How is OSA diagnosed?
Unfortunately, many people with OSA are not aware they have it and thus go untreated.
Polysomnography
The primary method to diagnosis sleep-disordered breathing is polysomnography or PSG. PSG is a multi-parametric test. A PSG records physiological changes that occur during sleep such as electrical activity in the brain measured by electroencephalography (EEG), eye movement measured by Electrooculography (EOG), muscle activity and/or skeletal muscle activation measured by electromyography (EMG), and heart rhythm determined by electrocardiography (ECG). Most importantly respiratory airflow, respiratory effort and oxygen saturation are also examined. A PSG involves recording at least 12 channels using at least 22 wires connected to the patient while sleeping. Snoring may also be recorded using a sound probe placed across the neck.
Apnea–Hypopnea Index
While there are several outcomes to these tests, diagnosis primarily depends on the Apnea–Hypopnea Index or Apnoea–Hypopnoea Index (AHI). The level of severity is determined by the AIH. The AHI index is a number determined from the number of apnea (cessations in breathing lasting at least 10 sec accompanied by decreased blood flow) and/or hypopnea (Shallow breathing) events that occur during sleep, and the decrease in oxygen saturation. AHI is determined by dividing the number of apnea events that occur during sleep by the number of hours slept. Severity level falls in the following categories:
- Normal: AHI < 5
- Mild OSA: 5 ≤ AHI < 15
- Moderate OSA: 15 ≤ AHI < 30
- Severe OSA: AHI ≥ 30
For children, an AHI above 1 is considered irregular.

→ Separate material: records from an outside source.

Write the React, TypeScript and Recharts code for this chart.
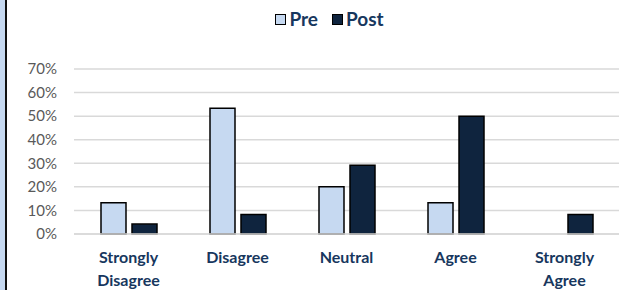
import { BarChart, Bar, XAxis, YAxis, CartesianGrid, Legend } from "recharts";

const categories = ["Strongly Disagree", "Disagree", "Neutral", "Agree", "Strongly Agree"];
const preValues = [0.133, 0.533, 0.2, 0.133, 0];
const postValues = [0.042, 0.083, 0.292, 0.5, 0.083];
const yTicks = [0, 0.1, 0.2, 0.3, 0.4, 0.5, 0.6, 0.7];

const data = categories.map((name, i) => ({
  name,
  Pre: preValues[i],
  Post: postValues[i],
}));

const FONT = "Lato, 'Open Sans', sans-serif";
const NAVY = "#17375e";
const PRE_FILL = "#c6d9f1";
const POST_FILL = "#0f243e";

const CategoryTick = ({ x, y, payload }: any) => {
  const words = String(payload.value).split(" ");
  return (
    <g transform={`translate(${x},${y})`}>
      {words.map((w, i) => (
        <text
          key={i}
          x={0}
          y={21 + i * 23}
          textAnchor="middle"
          fill={NAVY}
          fontFamily={FONT}
          fontWeight={700}
          fontSize={16}
        >
          {w}
        </text>
      ))}
    </g>
  );
};

const LegendBox = () => (
  <div
    style={{
      display: "flex",
      justifyContent: "center",
      alignItems: "center",
      fontFamily: FONT,
      fontWeight: 700,
      fontSize: 19,
      lineHeight: "20px",
      color: NAVY,
      gap: 14,
      paddingLeft: 40,
    }}
  >
    {[
      { label: "Pre", fill: PRE_FILL },
      { label: "Post", fill: POST_FILL },
    ].map((item) => (
      <span key={item.label} style={{ display: "flex", alignItems: "center", gap: 3 }}>
        <span
          style={{
            display: "inline-block",
            width: 9,
            height: 9,
            background: item.fill,
            border: "1.5px solid #000",
          }}
        />
        {item.label}
      </span>
    ))}
  </div>
);

export default function App() {
  return (
    <div style={{ position: "relative", width: 628, height: 290, background: "#fff", overflow: "hidden" }}>
      <style>{"body{margin:0}"}</style>
      <div
        style={{
          position: "absolute",
          left: 0,
          top: 0,
          width: 5,
          height: 290,
          background: "#c6d9f1",
          borderRight: "2px solid #111",
          zIndex: 1,
        }}
      />
      <BarChart
        width={628}
        height={290}
        data={data}
        margin={{ top: 49, right: 9, bottom: 0, left: 0 }}
        barSize={25}
        barGap={6}
      >
        <CartesianGrid vertical={false} stroke="#d9d9d9" strokeWidth={1.5} />
        <XAxis
          dataKey="name"
          height={56}
          axisLine={{ stroke: "#d9d9d9", strokeWidth: 1.5 }}
          tickLine={false}
          tick={<CategoryTick />}
          interval={0}
        />
        <YAxis
          width={74}
          domain={[0, 0.7]}
          ticks={yTicks}
          tickFormatter={(v: number) => `${Math.round(v * 100)}%`}
          axisLine={false}
          tickLine={false}
          tickSize={0}
          tickMargin={17}
          tick={{ fill: "#595959", fontSize: 15, fontFamily: FONT }}
        />
        <Legend
          verticalAlign="top"
          content={<LegendBox />}
          wrapperStyle={{ top: 9 }}
        />
        <Bar dataKey="Pre" fill={PRE_FILL} stroke="#000" strokeWidth={1.5} isAnimationActive={false} />
        <Bar dataKey="Post" fill={POST_FILL} stroke="#000" strokeWidth={1.5} isAnimationActive={false} />
      </BarChart>
    </div>
  );
}
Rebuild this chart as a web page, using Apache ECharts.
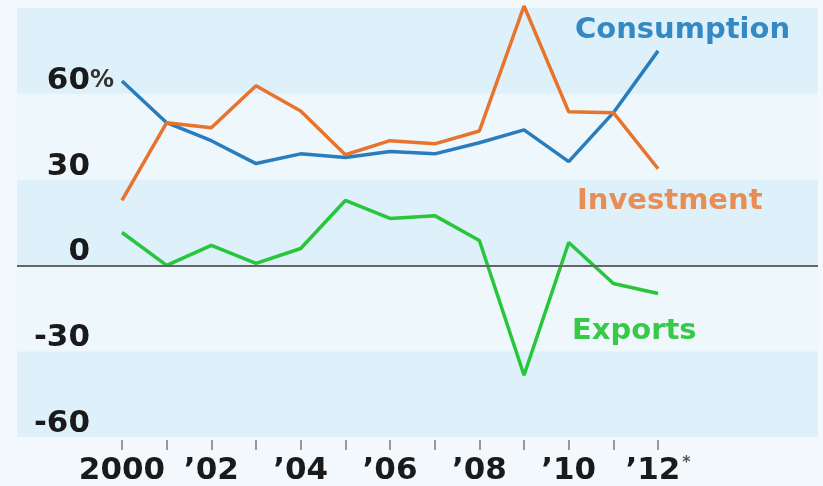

AHI does have its limitations in that it does not consider extreme situations in which a patient may or may not experience low levels of oxygen in the blood (hypoxemia). AHI also does not consider alterations in breathing that do not meet the AHI criteria, but still have an impact on OSA symptoms such as non-apneic respiratory events and breathing disruptions that do not cause major hypoxemia. AHI also cannot be used to pinpoint the cause or personalized symptoms of the disease.
PSG does require a great deal of time, attention, and cost. Thus, other at home monitoring methods have been developed. These at home devices may take the same measurements as those taken in the lab or only a few major measurements. At home devices are used to diagnose severe cases.
Pharyngeal critical closing pressure
Upper airway collapsibility during sleep is determined using the pharyngeal critical closing pressure technique or Pcrit. Pcrit is performed by placing the airway under conditions of reduced neuromuscular input. CPAP is used at a level low enough to just prevent airway obstruction. Then brief reductions in holding pressure are applied. These reductions are repeated at various mask pressure levels until airflow is blocked. They then determine the relationship between the peak inspiratory (breathing in) flow during limited breaths and the corresponding mask pressure. These data points are used to determine Pcrit, mask pressure at zero airflow. Pcrit can range from -5 to +5 cm H2O in OSA cases, with Pcrit at +5 indicating a highly collapsible airway, while a Pcrit below 0 (atmospheric pressure) indicate a stable upper airway. However, nearly 20% of people with OSA have a low Pcrit similar to those without OSA. In these individuals, the combination of anatomical and non-anatomical contributors are is the likely cause of OSA.
While beneficial, the Pcrit technique is not realistic for clinical use. The procedure requires high technical skill, is partially invasive, time-consuming, and requires a skilled individual to collect, analyze, and interpret the data. Thus, efforts are being made to generate a more simplified procedure. One procedure involves placing a nasal breathing mask on the patient and applying brief periods of negative pressure during early expiration (breathing out) to temporarily increase expiratory airflow based on the level of upper airway collapsibility. The outcome measure is the ratio of the exhaled volumes prior to negative pressure application to expiratory pressure for 10 replicated trials. An increased ratio suggests a collapsible airway. The application of this technique with others simple measures may inform treatment strategies.
Undiagnosed OSA
Most people with OSA have not been diagnosed. In the clinical studies of individuals with OSA, nearly 80% of people with moderate to severe OSA had not been diagnosed by their primary care physicians after having the condition for 10 years. Individuals with OSA use more healthcare resources (almost twice as much, particularly among women) than those without OSA. However, the costs of treating related health consequences is significantly reduced by treating OSA itself. This emphasizes the need to identify, diagnose and treat OSA early. This would not only prevent or slow down the progression of OSA, but also reduce the development of several related cardiovascular and metabolic conditions.